Scientific Colloquium
May 1, 2024,  3:00 P.M.
Building 3, Goett Auditorium

"On the Origin of Time"

Perhaps the biggest question Stephen Hawking tried to answer in his extraordinary career was how the universe could have created conditions so perfectly hospitable to life.

Pondering this mystery led him to study the big bang origin, but his early work ran into a crisis when the math predicted many big bangs producing many universes, most far too bizarre to harbor life.

Holed up in theoretical physics departments across the globe, Hawking and I worked shoulder to shoulder for twenty years, to develop a novel quantum framework for early universe cosmology that could account for the emergence of life. At the heart of our cosmogony lies a physical theory that predicts that time and indeed physics itself fade away back into the big bang.

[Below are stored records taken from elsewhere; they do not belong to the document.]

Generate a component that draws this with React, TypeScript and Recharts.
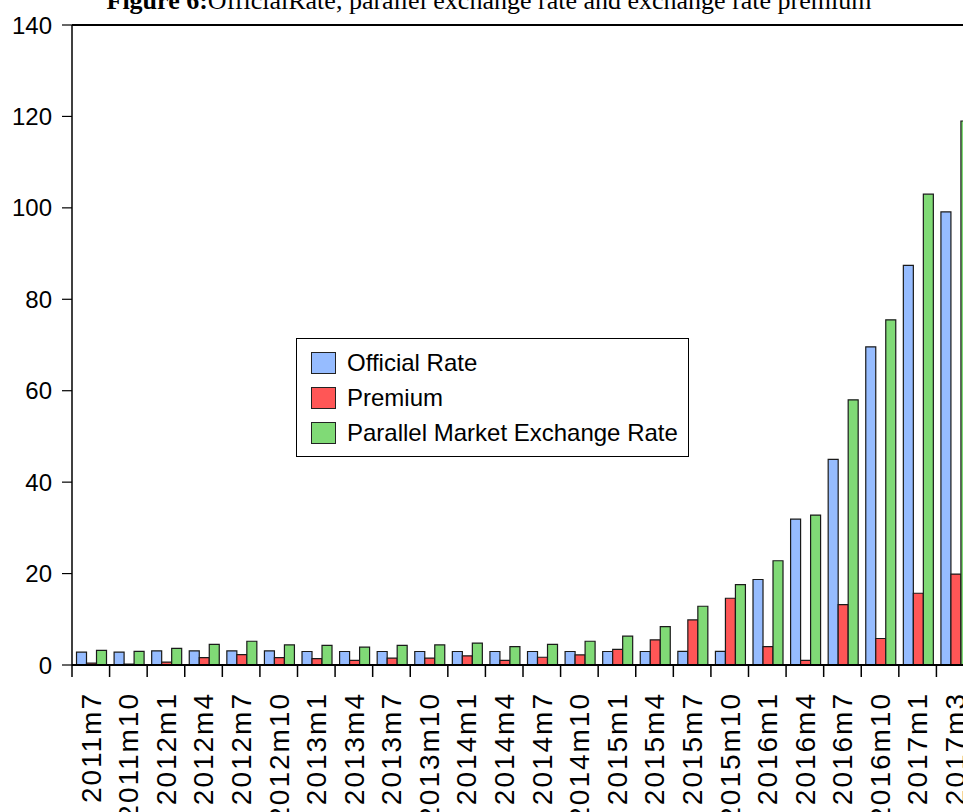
import React from 'react';
import { BarChart, Bar, XAxis, YAxis, Legend, ReferenceLine } from 'recharts';

const periods = [
  '2011m7', '2011m10', '2012m1', '2012m4', '2012m7', '2012m10',
  '2013m1', '2013m4', '2013m7', '2013m10', '2014m1', '2014m4',
  '2014m7', '2014m10', '2015m1', '2015m4', '2015m7', '2015m10',
  '2016m1', '2016m4', '2016m7', '2016m10', '2017m1', '2017m3',
];
const officialRate = [
  2.8, 2.8, 3.1, 3.1, 3.1, 3.1, 2.95, 2.95, 2.95, 2.95, 2.95, 2.95,
  2.95, 2.95, 2.95, 2.95, 3.0, 3.0, 18.7, 31.9, 45.0, 69.6, 87.4, 99.1,
];
const premium = [
  0.4, 0.2, 0.65, 1.6, 2.25, 1.6, 1.4, 1.0, 1.5, 1.5, 2.0, 1.0,
  1.7, 2.2, 3.4, 5.5, 9.85, 14.6, 4.0, 1.0, 13.2, 5.8, 15.7, 19.9,
];
const parallelRate = [
  3.2, 3.0, 3.65, 4.5, 5.2, 4.4, 4.3, 3.9, 4.3, 4.4, 4.8, 4.0,
  4.5, 5.2, 6.3, 8.4, 12.85, 17.6, 22.8, 32.8, 58.0, 75.5, 103.0, 119.0,
];
const seriesNames = ['Official Rate', 'Premium', 'Parallel Market Exchange Rate'];
const yTicks = [0, 20, 40, 60, 80, 100, 120, 140];

const data = periods.map((p, i) => ({
  period: p,
  official: officialRate[i],
  premium: premium[i],
  parallel: parallelRate[i],
}));

const COLORS = { official: '#96BCFF', premium: '#FF5656', parallel: '#80DA76' };
const SANS = '"Liberation Sans", Arial, sans-serif';

// the plot runs a little past the page edge, like the exported figure
const CHART_W = 980;
const CHART_H = 812;
const MARGIN = { top: 25, right: 6, left: 0, bottom: 0 };
const Y_AXIS_W = 72;
const X_AXIS_H = 147;
const BAND = (CHART_W - MARGIN.left - MARGIN.right - Y_AXIS_W) / periods.length;

// tick marks sit on the category boundaries, labels in the middle, rotated
function PeriodTick(props: any) {
  const { x, y, payload } = props;
  const edge = x - BAND / 2;
  return (
    <g>
      <line x1={edge} y1={y} x2={edge} y2={y + 12} stroke="#000" strokeWidth={1.5} />
      <text
        transform={`translate(${x},${y + 27}) rotate(-90)`}
        textAnchor="end"
        dy="0.35em"
        fontFamily={SANS}
        fontSize={28}
        letterSpacing={2}
        fill="#000"
      >
        {payload.value}
      </text>
    </g>
  );
}

function LegendBox({ payload }: any) {
  const items = [...(payload || [])].sort(
    (a: any, b: any) => seriesNames.indexOf(a.value) - seriesNames.indexOf(b.value)
  );
  return (
    <div
      style={{
        display: 'inline-block',
        border: '1.5px solid #000',
        background: '#fff',
        padding: '6px 10px 6px 14px',
        fontFamily: SANS,
        fontSize: 24,
        whiteSpace: 'nowrap',
      }}
    >
      {items.map((entry: any) => (
        <div key={entry.value} style={{ display: 'flex', alignItems: 'center', height: 35 }}>
          <span
            style={{
              width: 25,
              height: 22,
              background: entry.color,
              border: '1px solid #222',
              marginRight: 11,
              boxSizing: 'border-box',
            }}
          />
          <span>{entry.value}</span>
        </div>
      ))}
    </div>
  );
}

export default function App() {
  return (
    <div
      style={{
        position: 'fixed',
        left: 0,
        top: 0,
        width: 963,
        height: 812,
        overflow: 'hidden',
        background: '#fff',
      }}
    >
      <svg width={963} height={30} style={{ position: 'absolute', left: 0, top: 0, zIndex: 2 }}>
        <text x={489} y={9} textAnchor="middle" fontFamily='"Liberation Serif", "Times New Roman", serif' fontSize={26} fill="#000">
          <tspan fontWeight="bold">Figure 6:</tspan>
          OfficialRate, parallel exchange rate and exchange rate premium
        </text>
      </svg>
      <BarChart
        width={CHART_W}
        height={CHART_H}
        data={data}
        margin={MARGIN}
        barCategoryGap="12%"
        barGap={0}
      >
        <XAxis
          dataKey="period"
          interval={0}
          height={X_AXIS_H}
          tickLine={false}
          tickSize={0}
          tickMargin={0}
          axisLine={{ stroke: '#000', strokeWidth: 2 }}
          tick={<PeriodTick />}
        />
        <YAxis
          width={Y_AXIS_W}
          domain={[0, 140]}
          ticks={yTicks}
          interval={0}
          tickSize={10}
          tickMargin={10}
          axisLine={{ stroke: '#000', strokeWidth: 1.5 }}
          tickLine={{ stroke: '#000', strokeWidth: 1.2 }}
          tick={{ fontFamily: SANS, fontSize: 24, fill: '#000' }}
        />
        <ReferenceLine y={140} stroke="#000" strokeWidth={2} ifOverflow="visible" />
        <Legend
          layout="vertical"
          verticalAlign="middle"
          align="center"
          content={<LegendBox />}
          wrapperStyle={{ position: 'absolute', left: 296, top: 338, width: 'auto', height: 'auto' }}
        />
        <Bar dataKey="official" name="Official Rate" fill={COLORS.official} stroke="#1a1a1a" strokeWidth={1.2} isAnimationActive={false} />
        <Bar dataKey="premium" name="Premium" fill={COLORS.premium} stroke="#1a1a1a" strokeWidth={1.2} isAnimationActive={false} />
        <Bar dataKey="parallel" name="Parallel Market Exchange Rate" fill={COLORS.parallel} stroke="#1a1a1a" strokeWidth={1.2} isAnimationActive={false} />
      </BarChart>
    </div>
  );
}
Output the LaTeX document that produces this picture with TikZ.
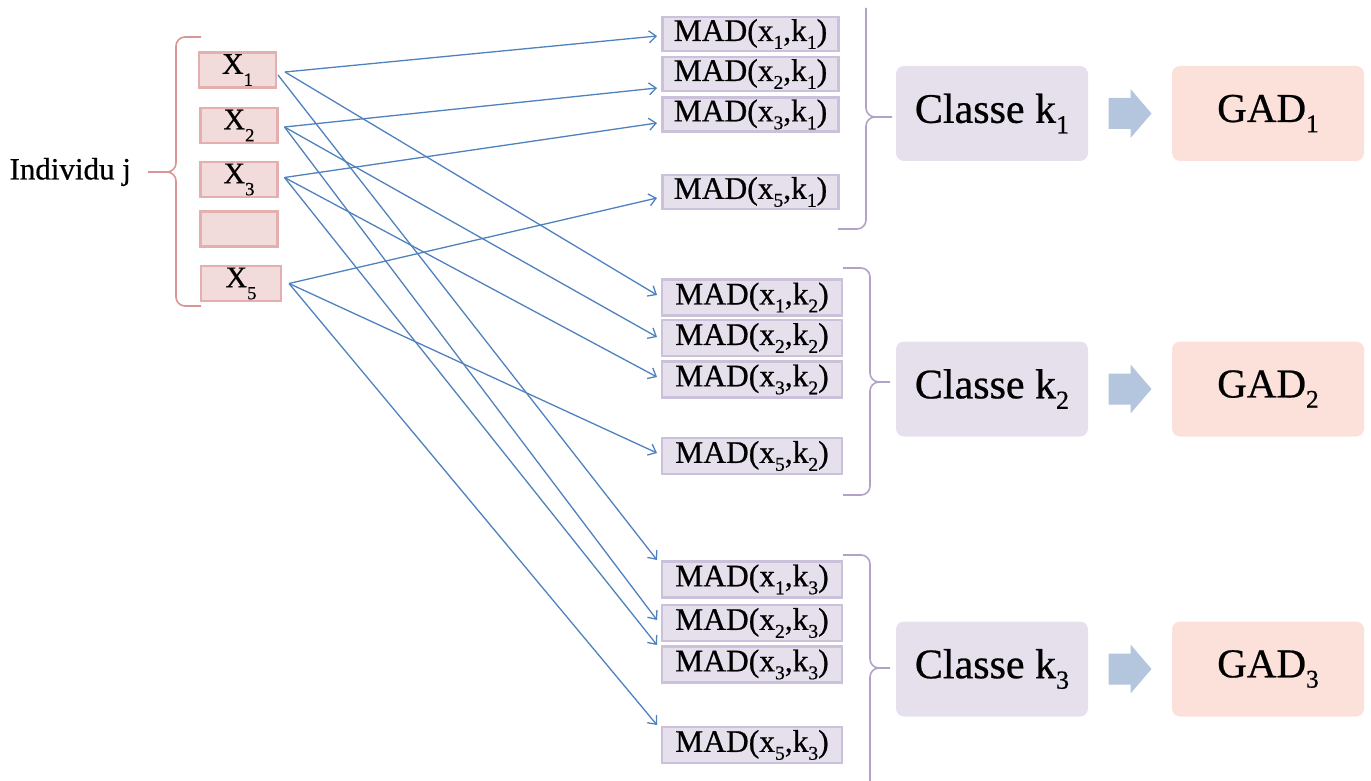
\documentclass[tikz,border=0pt]{standalone}
\usepackage{fontspec}
\setmainfont{Liberation Serif}[FakeBold=0.6]
\usetikzlibrary{arrows.meta}
\definecolor{xfill}{HTML}{F2DCDB}
\definecolor{xdraw}{HTML}{E3B0AF}
\definecolor{lbr}{HTML}{D99694}
\definecolor{madfill}{HTML}{E6E0EC}
\definecolor{maddraw}{HTML}{CCC1DA}
\definecolor{rbr}{HTML}{B3A2C7}
\definecolor{clsfill}{HTML}{E5E0EC}
\definecolor{gadfill}{HTML}{FCE0DA}
\definecolor{barcol}{HTML}{B4C5DE}
\definecolor{conncol}{HTML}{4F81BD}
\newcommand\sbs[2][0.25em]{\raisebox{-#1}{\scalebox{0.62}{#2}}}
\begin{document}
\begin{tikzpicture}[x=1pt,y=-1pt,
 xbox/.style={draw=xdraw, fill=xfill, line width=2.5pt, minimum width=77pt, minimum height=35pt, inner sep=0pt, outer sep=0pt, font=\fontsize{30}{30}\selectfont},
 madbox/.style={draw=maddraw, fill=madfill, line width=2.5pt, minimum width=176pt, minimum height=34pt, inner sep=0pt, outer sep=0pt, font=\fontsize{31.5}{31.5}\selectfont},
 clsbox/.style={fill=clsfill, rounded corners=8pt, minimum width=192pt, minimum height=95pt, inner sep=0pt, font=\fontsize{42}{42}\selectfont},
 gadbox/.style={fill=gadfill, rounded corners=8pt, minimum width=192pt, minimum height=95pt, inner sep=0pt, font=\fontsize{41}{41}\selectfont},
 link/.style={draw=conncol, line width=1.3pt, -{Straight Barb[length=7pt,width=12pt]}},
 lbrace/.style={draw=lbr, line width=1.6pt, rounded corners=9pt},
 rbrace/.style={draw=rbr, line width=1.6pt, rounded corners=9pt},
 pics/blockarrow/.style={code={\fill[barcol] (-21.5,-15.5) -- (0.5,-15.5) -- (0.5,-24.5) -- (21.5,0) -- (0.5,24.5) -- (0.5,15.5) -- (-21.5,15.5) -- cycle;}}]
\useasboundingbox (0,0) rectangle (1371,781);

% left part
\node[anchor=west, font=\fontsize{31}{31}\selectfont] (ind) at (6,172) {Individu j};
\draw[lbrace] (201,37) -- (176,37) -- (176,172) -- (148,172);
\draw[lbrace] (201,306) -- (176,306) -- (176,172) -- (160,172);

\node[xbox] (x1) at (237.5,70) {X\sbs[0.4em]{1}};
\node[xbox] (x2) at (239,125.5) {X\sbs[0.4em]{2}};
\node[xbox] (x3) at (239,179.5) {X\sbs[0.4em]{3}};
\node[xbox] (x4) at (239,229) {};
\node[xbox, minimum width=80pt] (x5) at (241,283.5) {X\sbs[0.4em]{5}};

% MAD boxes k1
\node[madbox] (m11) at (750.5,34) {MAD(x\sbs{1},k\sbs{1})};
\node[madbox] (m21) at (750.5,74) {MAD(x\sbs{2},k\sbs{1})};
\node[madbox] (m31) at (750.5,114.5) {MAD(x\sbs{3},k\sbs{1})};
\node[madbox] (m51) at (750.5,192) {MAD(x\sbs{5},k\sbs{1})};
% k2
\node[madbox, minimum width=180pt, minimum height=36pt] (m12) at (752,297.5) {MAD(x\sbs{1},k\sbs{2})};
\node[madbox, minimum width=180pt, minimum height=36pt] (m22) at (752,338) {MAD(x\sbs{2},k\sbs{2})};
\node[madbox, minimum width=180pt, minimum height=36pt] (m32) at (752,379.5) {MAD(x\sbs{3},k\sbs{2})};
\node[madbox, minimum width=180pt, minimum height=36pt] (m52) at (752,456) {MAD(x\sbs{5},k\sbs{2})};
% k3
\node[madbox, minimum width=180pt, minimum height=36pt] (m13) at (752,579.5) {MAD(x\sbs{1},k\sbs{3})};
\node[madbox, minimum width=180pt, minimum height=36pt] (m23) at (752,623) {MAD(x\sbs{2},k\sbs{3})};
\node[madbox, minimum width=180pt, minimum height=36pt] (m33) at (752,664.5) {MAD(x\sbs{3},k\sbs{3})};
\node[madbox, minimum width=180pt, minimum height=36pt] (m53) at (752,745) {MAD(x\sbs{5},k\sbs{3})};

% right braces
\draw[rbrace] (866,8) -- (866,117) -- (892,117);
\draw[rbrace] (838,229) -- (866,229) -- (866,117) -- (880,117);
\draw[rbrace] (843,268) -- (870,268) -- (870,382) -- (890,382);
\draw[rbrace] (843,495) -- (870,495) -- (870,382) -- (880,382);
\draw[rbrace] (843,555) -- (870,555) -- (870,668) -- (890,668);
\draw[rbrace] (870,781) -- (870,668) -- (880,668);

% classes and GAD
\node[clsbox] (c1) at (992,113.5) {Classe k\sbs{1}};
\node[clsbox] (c2) at (992,389) {Classe k\sbs{2}};
\node[clsbox] (c3) at (992,669) {Classe k\sbs{3}};
\node[gadbox] (g1) at (1268,113.5) {GAD\sbs{1}};
\node[gadbox] (g2) at (1268,389) {GAD\sbs{2}};
\node[gadbox] (g3) at (1268,669) {GAD\sbs{3}};
\path (c1.east) -- (g1.west) pic[pos=0.5] {blockarrow};
\path (c2.east) -- (g2.west) pic[pos=0.5] {blockarrow};
\path (c3.east) -- (g3.west) pic[pos=0.5] {blockarrow};

% connectors
\draw[link] ([shift={(9,2)}]x1.east) -- ([shift={(-5.5,2)}]m11.west);
\draw[link] ([shift={(9,2)}]x1.east) -- ([shift={(-5,-2.5)}]m12.west);
\draw[link] ([shift={(2,5)}]x1.east) -- ([shift={(-5,-19.5)}]m13.west);
\draw[link] ([shift={(7,1.5)}]x2.east) -- ([shift={(-5.5,14)}]m21.west);
\draw[link] ([shift={(7,1.5)}]x2.east) -- ([shift={(-5,-1)}]m22.west);
\draw[link] ([shift={(7,1.5)}]x2.east) -- ([shift={(-5,-3)}]m23.west);
\draw[link] ([shift={(7,-2)}]x3.east) -- ([shift={(-5.5,8.5)}]m31.west);
\draw[link] ([shift={(7,-2)}]x3.east) -- ([shift={(-5,-2.5)}]m32.west);
\draw[link] ([shift={(7,-2)}]x3.east) -- ([shift={(-5,-19.5)}]m33.west);
\draw[link] ([shift={(8,0)}]x5.east) -- ([shift={(-5.5,6)}]m51.west);
\draw[link] ([shift={(8,0)}]x5.east) -- ([shift={(-5,-3)}]m52.west);
\draw[link] ([shift={(8,0)}]x5.east) -- ([shift={(-5,-20)}]m53.west);
\end{tikzpicture}
\end{document}
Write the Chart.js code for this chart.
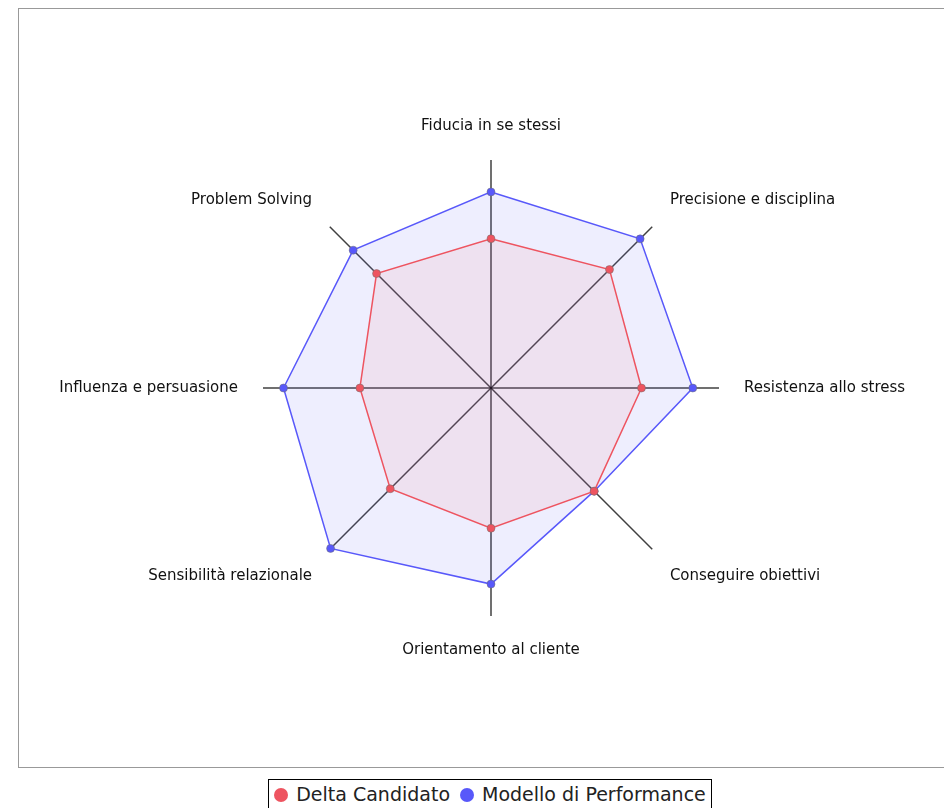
<!DOCTYPE html>
<html lang="it">
<head>
    <meta charset="UTF-8">
    <title>Radar competenze</title>
    <script src="https://cdn.jsdelivr.net/npm/chart.js"></script>
    <style>
        html, body { margin: 0; padding: 0; overflow: hidden; background: #fff; }
        #frame {
            position: absolute; left: 18px; top: 8px;
            width: 944px; height: 760px;
            border: 1px solid #999; box-sizing: border-box;
        }
        #legendWrap {
            position: absolute; left: 18px; top: 779px; width: 944px;
            text-align: center;
        }
        #legend {
            display: inline-block; border: 1px solid #000;
            padding: 3px 5px 6px 5px;
            font-family: 'DejaVu Sans', sans-serif; font-size: 19px; color: #222;
            white-space: nowrap;
        }
        #legend .dot {
            display: inline-block; width: 14px; height: 14px; border-radius: 50%;
            margin-right: 8px; vertical-align: -1px;
        }
        #legend .item { margin-right: 10px; }
        #legend .item:last-child { margin-right: 0; }
    </style>
</head>
<body>
    <div id="frame"><canvas id="radarChart" width="942" height="758"></canvas></div>
    <div id="legendWrap"><div id="legend"></div></div>

    <script>
        // axis labels, clockwise from the top
        const labels = [
            'Fiducia in se stessi',
            'Precisione e disciplina',
            'Resistenza allo stress',
            'Conseguire obiettivi',
            'Orientamento al cliente',
            'Sensibilità relazionale',
            'Influenza e persuasione',
            'Problem Solving'
        ];

        // values (scale 0-100)
        const deltaCandidato = [65.5, 73.5, 66, 64, 61.5, 62.5, 57.5, 71];
        const modelloPerformance = [86, 92.5, 88.5, 64, 86, 99.5, 91, 85.5];

        const red = 'rgb(238, 84, 96)';
        const blue = 'rgb(88, 88, 250)';

        const ctx = document.getElementById('radarChart').getContext('2d');
        const chart = new Chart(ctx, {
            type: 'radar',
            data: {
                labels: labels,
                datasets: [
                    {
                        label: 'Delta Candidato',
                        data: deltaCandidato,
                        borderColor: red,
                        backgroundColor: 'rgba(238, 84, 96, 0.09)',
                        pointBackgroundColor: red,
                        pointBorderColor: 'rgba(110, 110, 110, 0.5)',
                        pointBorderWidth: 1,
                        pointRadius: 4,
                        borderWidth: 1.5,
                        fill: true
                    },
                    {
                        label: 'Modello di Performance',
                        data: modelloPerformance,
                        borderColor: blue,
                        backgroundColor: 'rgba(88, 88, 250, 0.1)',
                        pointBackgroundColor: blue,
                        pointBorderColor: 'rgba(110, 110, 110, 0.5)',
                        pointBorderWidth: 1,
                        pointRadius: 4,
                        borderWidth: 1.5,
                        fill: true
                    }
                ]
            },
            options: {
                responsive: false,
                animation: false,
                layout: { padding: { top: 108, bottom: 108 } },
                plugins: {
                    legend: { display: false },
                    tooltip: { enabled: false }
                },
                scales: {
                    r: {
                        min: 0,
                        max: 100,
                        grid: { display: false },
                        ticks: { display: false },
                        angleLines: { color: 'rgba(0, 0, 0, 0.75)', lineWidth: 1.5 },
                        pointLabels: {
                            font: { family: 'DejaVu Sans', size: 15 },
                            color: '#111',
                            padding: 25
                        }
                    }
                }
            }
        });

        // html legend built from the datasets
        const legendEl = document.getElementById('legend');
        chart.data.datasets.forEach(ds => {
            const item = document.createElement('span');
            item.className = 'item';
            const dot = document.createElement('span');
            dot.className = 'dot';
            dot.style.background = ds.borderColor;
            item.appendChild(dot);
            item.appendChild(document.createTextNode(ds.label));
            legendEl.appendChild(item);
        });
    </script>
</body>
</html>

In this colloquium I recount our quest to get a grip on the origin of time, and the bold new take on some of the universe’s fundamentals we are being led to.

About the Speaker:

Thomas Hertog is a theoretical cosmologist and long-time collaborator of Stephen Hawking. He received his doctorate from the University of Cambridge, joined the University of California at Santa Barbara as a research fellow in 2002 and became fellow at CERN, Geneva, in 2005. Currently Hertog is professor at the Institute for Theoretical Physics of the KU Leuven in Belgium, where he studies the quantum nature of black holes and the big bang. He also leads Belgium's participation in the ESA/NASA flagship mission LISA dedicated to the detection of gravitational waves. Hertog is the author of On the Origin of Time: Stephen Hawking's Final Theory (Random House, 2023), a monograph in which he advances a fundamentally evolutionary conception of physics.